Anche l’ipotesi dello Stato unico, con eguali diritti per ebrei e palestinesi – e che risolverebbe anche la questione del diritto al ritorno per i profughi palestinesi – presenta molteplici ostacoli. 75 anni di violenze e rivendicazioni speculari e, da ultime, la cesura del 7 ottobre e della punizione collettiva della popolazione palestinese rendono davvero difficile pensare la coesistenza sulla stessa terra. Infine, c’è chi pensa a uno Stato federale o a una confederazione.
Si tratta di questioni né oziose, né accademiche. Dire “Palestine will be free, from the river to the sea” o essere antisionisti è interpretabile in modi diversi. Alcuni sono minacciosi e antisemiti, altri pacifici e volti a realizzare un’eguaglianza tra ebrei e palestinesi – ad esempio, in uno Stato bi-nazionale, come nel progetto di Moustafa Barghouti e Edward Said, o come propone Judith Butler. Una posizione antisionista e antinazionalista è coerente, mentre una antisionista e nazionalista no: porta a chiedersi perché il sionismo, ossia il nazionalismo degli ebrei, non possa essere un nazionalismo come altri.

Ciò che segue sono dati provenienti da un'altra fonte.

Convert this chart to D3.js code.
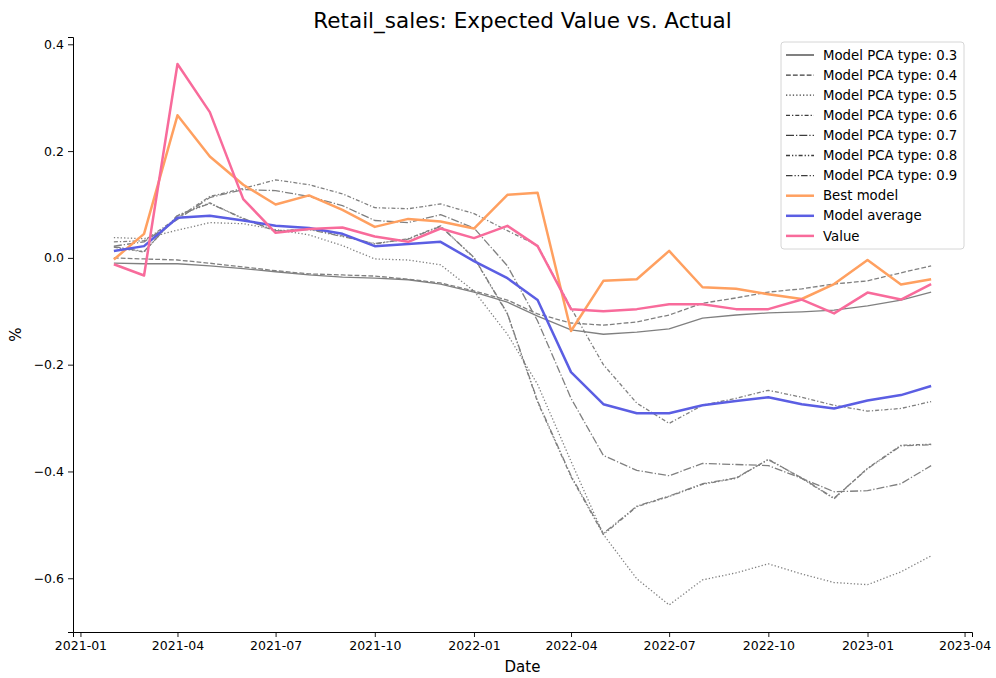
<!DOCTYPE html>
<html>
<head>
<meta charset="utf-8">
<script src="https://cdn.jsdelivr.net/npm/d3@7"></script>
<style>
  body { margin: 0; background: #fff; }
  svg text { font-family: "DejaVu Sans", sans-serif; fill: #000; }
</style>
</head>
<body>
<div id="chart"></div>
<script>
const months = ["2021-02","2021-03","2021-04","2021-05","2021-06","2021-07","2021-08","2021-09","2021-10","2021-11","2021-12",
  "2022-01","2022-02","2022-03","2022-04","2022-05","2022-06","2022-07","2022-08","2022-09","2022-10","2022-11","2022-12",
  "2023-01","2023-02","2023-03"];

const pca03 = [-0.010,-0.011,-0.011,-0.015,-0.020,-0.026,-0.032,-0.036,-0.038,-0.041,-0.049,-0.064,-0.083,-0.109,-0.135,-0.143,-0.139,-0.133,-0.113,-0.107,-0.103,-0.101,-0.098,-0.090,-0.079,-0.064];
const pca04 = [0.000,-0.002,-0.004,-0.010,-0.017,-0.024,-0.030,-0.032,-0.034,-0.040,-0.047,-0.062,-0.079,-0.105,-0.122,-0.126,-0.120,-0.107,-0.085,-0.075,-0.064,-0.058,-0.049,-0.043,-0.028,-0.015];
const pca05 = [0.038,0.036,0.052,0.066,0.064,0.053,0.043,0.023,-0.002,-0.004,-0.013,-0.062,-0.143,-0.237,-0.381,-0.518,-0.601,-0.650,-0.603,-0.590,-0.573,-0.592,-0.608,-0.612,-0.588,-0.558];
const pca06 = [0.030,0.032,0.075,0.115,0.130,0.146,0.137,0.120,0.094,0.092,0.101,0.083,0.051,0.023,-0.094,-0.200,-0.272,-0.310,-0.276,-0.263,-0.248,-0.261,-0.276,-0.287,-0.282,-0.269];
const pca07 = [0.022,0.030,0.072,0.113,0.128,0.126,0.115,0.098,0.070,0.066,0.081,0.056,-0.015,-0.118,-0.263,-0.370,-0.398,-0.408,-0.385,-0.387,-0.389,-0.413,-0.438,-0.436,-0.423,-0.389];
const pca08 = [0.020,0.011,0.080,0.103,0.073,0.050,0.054,0.041,0.026,0.036,0.060,0.000,-0.105,-0.270,-0.410,-0.518,-0.466,-0.447,-0.424,-0.413,-0.377,-0.413,-0.451,-0.394,-0.351,-0.349];
const pca09 = [0.021,0.012,0.079,0.102,0.074,0.051,0.053,0.040,0.027,0.035,0.059,0.001,-0.104,-0.268,-0.408,-0.516,-0.465,-0.446,-0.423,-0.412,-0.378,-0.412,-0.450,-0.395,-0.352,-0.350];
const bestModel = [-0.003,0.045,0.267,0.190,0.137,0.100,0.117,0.090,0.058,0.073,0.068,0.055,0.118,0.122,-0.137,-0.043,-0.040,0.013,-0.055,-0.058,-0.068,-0.077,-0.049,-0.004,-0.050,-0.040];
const modelAverage = [0.013,0.022,0.075,0.079,0.070,0.060,0.056,0.045,0.022,0.026,0.030,-0.006,-0.038,-0.079,-0.214,-0.274,-0.291,-0.291,-0.276,-0.268,-0.261,-0.274,-0.282,-0.267,-0.257,-0.240];
const actual = [-0.012,-0.033,0.363,0.273,0.110,0.047,0.054,0.057,0.040,0.030,0.055,0.037,0.060,0.022,-0.096,-0.100,-0.096,-0.087,-0.087,-0.096,-0.096,-0.078,-0.104,-0.065,-0.078,-0.049];

const yTicks = [-0.6, -0.4, -0.2, 0.0, 0.2, 0.4];

const series = [
  { name: "Model PCA type: 0.3", values: pca03, color: "#808080", key: "#3c3c3c", width: 1.3, dash: null },
  { name: "Model PCA type: 0.4", values: pca04, color: "#808080", key: "#3c3c3c", width: 1.3, dash: "4.8,2.1" },
  { name: "Model PCA type: 0.5", values: pca05, color: "#808080", key: "#3c3c3c", width: 1.3, dash: "1.3,2.1" },
  { name: "Model PCA type: 0.6", values: pca06, color: "#808080", key: "#3c3c3c", width: 1.3, dash: "4,2,1.3,2" },
  { name: "Model PCA type: 0.7", values: pca07, color: "#808080", key: "#3c3c3c", width: 1.3, dash: "8,2,1.3,2" },
  { name: "Model PCA type: 0.8", values: pca08, color: "#808080", key: "#3c3c3c", width: 1.3, dash: "4,2,1.3,2,1.3,2" },
  { name: "Model PCA type: 0.9", values: pca09, color: "#808080", key: "#3c3c3c", width: 1.3, dash: "6.5,2,1.3,2,1.3,2" },
  { name: "Best model", values: bestModel, color: "#ffa060", key: "#ffa060", width: 2.5, dash: null },
  { name: "Model average", values: modelAverage, color: "#5b5ee3", key: "#5b5ee3", width: 2.5, dash: null },
  { name: "Value", values: actual, color: "#f86b9b", key: "#f86b9b", width: 2.5, dash: null }
];

const width = 996, height = 678;
const margin = { top: 37, right: 24, bottom: 46, left: 73 };

const parse = d3.timeParse("%Y-%m");
const dates = months.map(parse);

const svg = d3.select("#chart").append("svg")
  .attr("width", width)
  .attr("height", height);

const t0 = d3.min(dates), t1 = d3.max(dates);
const tPad = (t1 - t0) * 0.05;
const x = d3.scaleTime()
  .domain([new Date(+t0 - tPad), new Date(+t1 + tPad)])
  .range([margin.left, width - margin.right]);

const allVals = series.flatMap(s => s.values);
const yMin = d3.min(allVals), yMax = d3.max(allVals);
const yPad = (yMax - yMin) * 0.05;
const y = d3.scaleLinear()
  .domain([yMin - yPad, yMax + yPad])
  .range([height - margin.bottom, margin.top]);

// axes
const xAxis = svg.append("g")
  .attr("transform", `translate(0,${height - margin.bottom})`)
  .call(d3.axisBottom(x).ticks(d3.timeMonth.every(3)).tickFormat(d3.timeFormat("%Y-%m")).tickSizeOuter(0).tickSize(5).tickPadding(4));

const yAxis = svg.append("g")
  .attr("transform", `translate(${margin.left},0)`)
  .call(d3.axisLeft(y).tickValues(yTicks).tickFormat(d => d3.format(".1f")(d).replace("-", "\u2212")).tickSizeOuter(0).tickSize(5).tickPadding(4));

[xAxis, yAxis].forEach(a => {
  a.selectAll("text").style("font-size", "12.5px").style("font-family", "DejaVu Sans, sans-serif");
  a.selectAll("line").attr("stroke", "#000").attr("stroke-width", 0.9);
  a.select(".domain").attr("stroke", "#000").attr("stroke-width", 1);
});

// lines
const line = d3.line()
  .x((d, i) => x(dates[i]))
  .y(d => y(d));

svg.append("g").selectAll("path")
  .data(series)
  .join("path")
  .attr("fill", "none")
  .attr("stroke", d => d.color)
  .attr("stroke-width", d => d.width)
  .attr("stroke-dasharray", d => d.dash)
  .attr("stroke-linejoin", "round")
  .attr("d", d => line(d.values));

// title & labels
svg.append("text")
  .attr("x", (margin.left + width - margin.right) / 2)
  .attr("y", 28)
  .attr("text-anchor", "middle")
  .style("font-size", "21.5px")
  .text("Retail_sales: Expected Value vs. Actual");

svg.append("text")
  .attr("x", (margin.left + width - margin.right) / 2)
  .attr("y", 672)
  .attr("text-anchor", "middle")
  .style("font-size", "15px")
  .text("Date");

svg.append("text")
  .attr("transform", `translate(21,${(margin.top + height - margin.bottom) / 2}) rotate(-90)`)
  .attr("text-anchor", "middle")
  .style("font-size", "15px")
  .text("%");

// legend
const legend = svg.append("g").attr("transform", "translate(781,42)");
legend.append("rect")
  .attr("width", 183)
  .attr("height", 207)
  .attr("rx", 3)
  .attr("fill", "#fff")
  .attr("fill-opacity", 0.8)
  .attr("stroke", "#d6d6d6");

const items = legend.selectAll("g.item")
  .data(series)
  .join("g")
  .attr("class", "item")
  .attr("transform", (d, i) => `translate(0,${13 + i * 20.1})`);

items.append("line")
  .attr("x1", 5).attr("x2", 33)
  .attr("stroke", d => d.key)
  .attr("stroke-width", d => d.width)
  .attr("stroke-dasharray", d => d.dash);

items.append("text")
  .attr("x", 42)
  .attr("dy", "0.35em")
  .style("font-size", "13.3px")
  .text(d => d.name);
</script>
</body>
</html>
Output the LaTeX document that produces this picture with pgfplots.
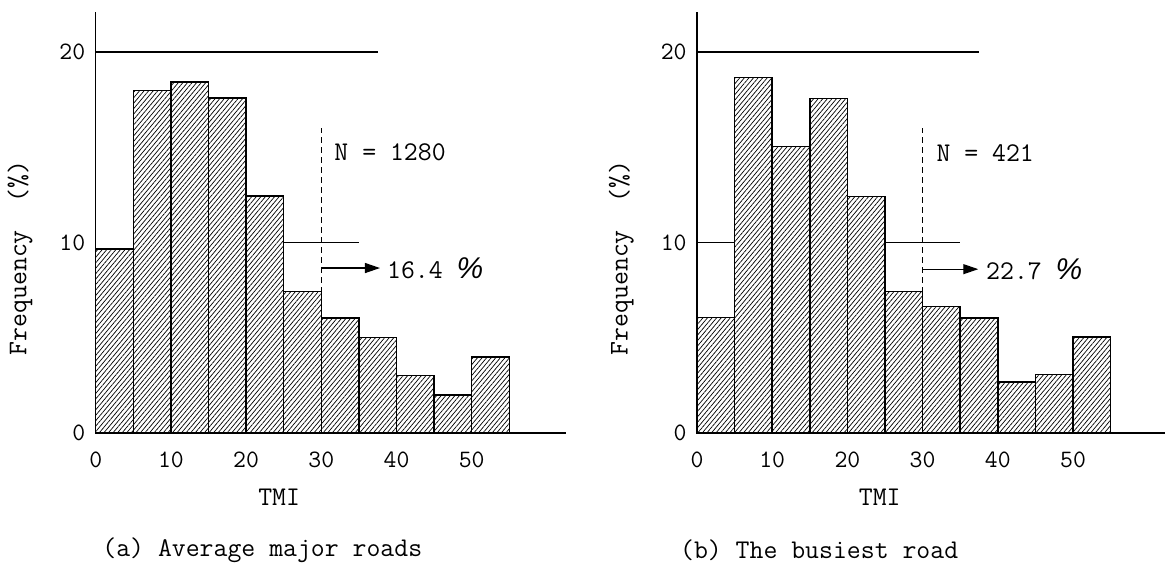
\documentclass[border=0pt]{standalone}
\usepackage{fontspec}
\newfontfamily\pctfont{Liberation Sans}
\usepackage{pgfplots}
\pgfplotsset{compat=1.18}
\usetikzlibrary{patterns.meta,arrows.meta}

\tikzset{txt/.style={font=\fontsize{13.5}{15}\selectfont\ttfamily, inner sep=0pt}}
\newcommand{\pct}{{\pctfont\fontsize{15}{15}\selectfont\itshape\%}}
\pgfplotsset{
  tmi/.style={
    scale only axis, width=235pt, height=210.5pt,
    xmin=0, xmax=62.5, ymin=0, ymax=22.1,
    anchor=south west, clip=false,
    axis x line=bottom, axis y line=left,
    axis line style={-, line width=0.6pt},
    xtick={0,10,...,50}, ytick={0,10,20},
    major tick length=0pt,
    /pgf/number format/assume math mode=true,
    tick label style={font=\fontsize{12.5}{14}\selectfont\ttfamily},
    xticklabel style={yshift=-6pt},
    yticklabel style={xshift=-1.7pt},
  },
  hatch/.style={ybar interval, draw=black, line width=0.75pt,
    preaction={fill=white},
    pattern={Lines[angle=50,distance=1.75pt,line width=0.35pt]}},
}

\begin{document}
\begin{tikzpicture}
\path[use as bounding box] (0,0) rectangle (582.5pt,281pt);

% (a) average major roads
\begin{axis}[tmi, at={(47.85pt,64.5pt)}]
\addplot[black, line width=0.6pt] coordinates {(0,20) (37.5,20)};
\addplot[black, line width=0.6pt] coordinates {(25,10) (35,10)};
\addplot[hatch] coordinates {
  (0,9.66) (5,17.99) (10,18.43) (15,17.59) (20,12.44) (25,7.42)
  (30,6.03) (35,5.01) (40,3.02) (45,1.99) (50,4.0) (55,0)};
\addplot[black, line width=0.5pt, dash pattern=on 3pt off 2pt] coordinates {(30,0) (30,16)};
\addplot[black, line width=0.6pt, -{Triangle[length=7.5pt,width=5pt]}] coordinates {(30,8.66) (37.8,8.66)};
\node[txt, anchor=west] at (axis cs:31.7,14.75) {N = 1280};
\node[txt, anchor=west] at (axis cs:38.7,8.66) {16.4 \pct};
\node[txt] at (axis cs:24.4,-3.36) {TMI};
\node[txt, rotate=90] at (axis cs:-10.07,9.19) {Frequency~~(\%)};
\node[txt, anchor=west] at (axis cs:0.84,-6.14) {(a) Average major roads};
\end{axis}

% (b) the busiest road
\begin{axis}[tmi, at={(348.5pt,64.5pt)}]
\addplot[black, line width=0.6pt] coordinates {(0,20) (37.5,20)};
\addplot[black, line width=0.6pt] coordinates {(0,10) (35,10)};
\addplot[hatch] coordinates {
  (0,6.05) (5,18.65) (10,15.05) (15,17.55) (20,12.41) (25,7.42)
  (30,6.65) (35,6.04) (40,2.68) (45,3.06) (50,5.04) (55,0)};
\addplot[black, line width=0.5pt, dash pattern=on 3pt off 2pt] coordinates {(30,0) (30,16)};
\addplot[black, line width=0.6pt, -{Triangle[length=7.5pt,width=5pt]}] coordinates {(30,8.6) (37.4,8.6)};
\node[txt, anchor=west] at (axis cs:31.8,14.7) {N = 421};
\node[txt, anchor=west] at (axis cs:38.4,8.6) {22.7 \pct};
\node[txt] at (axis cs:24.3,-3.36) {TMI};
\node[txt, rotate=90] at (axis cs:-10.07,9.19) {Frequency~~(\%)};
\node[txt, anchor=west] at (axis cs:-2.3,-6.14) {(b) The busiest road};
\end{axis}
\end{tikzpicture}
\end{document}
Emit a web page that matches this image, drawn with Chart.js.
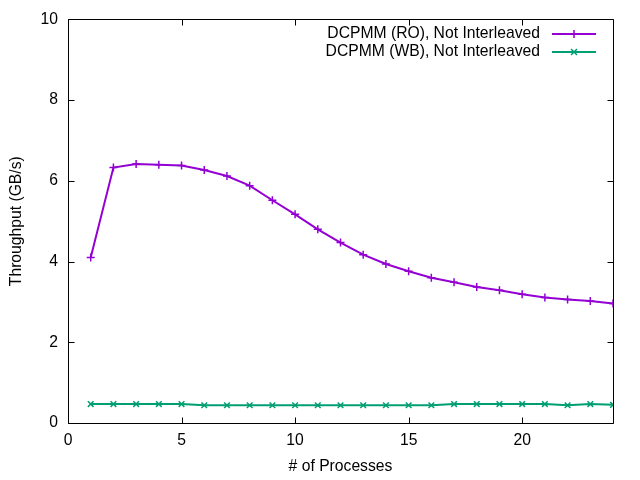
<!DOCTYPE html>
<html>
<head>
<meta charset="utf-8">
<script src="https://cdn.jsdelivr.net/npm/chart.js@4"></script>
<style>
html,body{margin:0;padding:0;background:#fff;}
#wrap{width:640px;height:480px;}
</style>
</head>
<body>
<div id="wrap"><canvas id="c" width="640" height="480"></canvas></div>
<script>
const processes = [1,2,3,4,5,6,7,8,9,10,11,12,13,14,15,16,17,18,19,20,21,22,23,24];
const roValues = [4.10,6.33,6.42,6.40,6.38,6.27,6.12,5.88,5.52,5.17,4.80,4.47,4.17,3.94,3.76,3.60,3.49,3.37,3.29,3.19,3.11,3.06,3.02,2.96];
const wbValues = [0.47,0.47,0.47,0.47,0.47,0.44,0.44,0.44,0.44,0.44,0.44,0.44,0.44,0.44,0.44,0.44,0.47,0.47,0.47,0.47,0.47,0.44,0.47,0.45];
const seriesNames = ['DCPMM (RO), Not Interleaved','DCPMM (WB), Not Interleaved'];
const xTicks = [0,5,10,15,20];
const yTicks = [0,2,4,6,8,10];

const FONT = '"Liberation Sans", Arial, Helvetica, sans-serif';
const FS = 15.7;
const purple = '#9400D3';
const green = '#009E73';

function pts(vals){ return processes.map((p,i)=>({x:p,y:vals[i]})); }

const boxPlugin = {
  id:'box',
  afterDatasetsDraw(chart){
    const ctx = chart.ctx, a = chart.chartArea;
    const xs = chart.scales.x, ys = chart.scales.y;
    ctx.save();
    ctx.strokeStyle = '#000';
    ctx.lineWidth = 1;
    ctx.beginPath();
    const L = Math.round(a.left)+0.5, R = Math.round(a.right)+0.5, T = Math.round(a.top)+0.5, B = Math.round(a.bottom)+0.5;
    ctx.rect(L, T, R-L, B-T);
    const tl = 6;
    xTicks.forEach(v=>{
      const px = Math.round(xs.getPixelForValue(v))+0.5;
      ctx.moveTo(px,B); ctx.lineTo(px,B-tl);
      ctx.moveTo(px,T); ctx.lineTo(px,T+tl);
    });
    yTicks.forEach(v=>{
      const py = Math.round(ys.getPixelForValue(v))+0.5;
      ctx.moveTo(L,py); ctx.lineTo(L+tl,py);
      ctx.moveTo(R,py); ctx.lineTo(R-tl,py);
    });
    ctx.stroke();

    // legend
    ctx.font = FS + 'px ' + FONT;
    ctx.textAlign = 'right';
    ctx.textBaseline = 'middle';
    const rows = [34, 52];
    chart.data.datasets.forEach((ds,i)=>{
      const y = rows[i];
      ctx.fillStyle = '#000';
      ctx.fillText(ds.label, 540, y);
      ctx.strokeStyle = ds.borderColor;
      ctx.lineWidth = 2;
      ctx.beginPath();
      ctx.moveTo(552,y); ctx.lineTo(596,y);
      ctx.stroke();
      ctx.lineWidth = 1.5;
      ctx.beginPath();
      if(ds.pointStyle==='cross'){
        ctx.moveTo(574-4,y); ctx.lineTo(574+4,y);
        ctx.moveTo(574,y-4); ctx.lineTo(574,y+4);
      } else {
        ctx.moveTo(574-3,y-3); ctx.lineTo(574+3,y+3);
        ctx.moveTo(574-3,y+3); ctx.lineTo(574+3,y-3);
      }
      ctx.stroke();
    });
    ctx.restore();
  }
};

new Chart(document.getElementById('c'), {
  type:'line',
  data:{
    datasets:[
      {label:seriesNames[0], data:pts(roValues), borderColor:purple, backgroundColor:purple,
       borderWidth:2, pointStyle:'cross', pointRadius:4, pointBorderWidth:1.5, tension:0, fill:false},
      {label:seriesNames[1], data:pts(wbValues), borderColor:green, backgroundColor:green,
       borderWidth:2, pointStyle:'crossRot', pointRadius:4, pointBorderWidth:1.5, tension:0, fill:false}
    ]
  },
  plugins:[boxPlugin],
  options:{
    responsive:false,
    animation:false,
    devicePixelRatio:1,
    layout:{padding:{top:18,right:27,left:0,bottom:0}},
    plugins:{legend:{display:false}, tooltip:{enabled:false}},
    scales:{
      x:{
        type:'linear', min:0, max:24,
        afterBuildTicks(s){ s.ticks = xTicks.map(v=>({value:v})); },
        afterFit(s){ s.height = 57; },
        grid:{display:false, drawTicks:false},
        border:{display:false},
        ticks:{color:'#000', font:{family:FONT,size:FS}, padding:8, maxRotation:0},
        title:{display:true, text:'# of Processes', color:'#000', font:{family:FONT,size:FS}, padding:{top:0,bottom:4}}
      },
      y:{
        type:'linear', min:0, max:10,
        afterBuildTicks(s){ s.ticks = yTicks.map(v=>({value:v})); },
        afterFit(s){ s.width = 68; },
        grid:{display:false, drawTicks:false},
        border:{display:false},
        ticks:{color:'#000', font:{family:FONT,size:FS}, padding:10},
        title:{display:true, text:'Throughput (GB/s)', color:'#000', font:{family:FONT,size:FS}, padding:{top:7,bottom:0}}
      }
    }
  }
});
</script>
</body>
</html>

Desiderare che i palestinesi possano auto-determinarsi come tutti gli altri gruppi che hanno voluto farlo, implica chiedersi, una volta che ciò sia realizzato, cosa avverrà in seguito dati i problemi che la sovranità nazionale pone una volta che viene edificata. Infatti, le nazioni postcoloniali, come spiegano Mahmood Mamdani o Etienne Balibar, hanno riprodotto la violenza che volevano interrompere. Sia per l’uso di tecniche di governo ereditate dai governi coloniali, sia perché quando una popolazione si fa Stato nazione riproduce una minoranza interna che discrimina e opprime.
In questo senso, se Israele è uno Stato illegittimo bisognerebbe chiedersi quale sia e se esista uno Stato legittimo, e, infine, se sia possibile pensare una politica oltre gli Stati nazione. Chiaramente, per i palestinesi non è ancora pensabile: senza Stato, non si dà protezione per una popolazione. La domanda che viene in seguito è se sia possibile, e attraverso quali soggetti politici e sociali, creare uno Stato nazione fuori dalle dinamiche di violenza che segnano il percorso di ogni Stato nazione – pur con diversa intensità.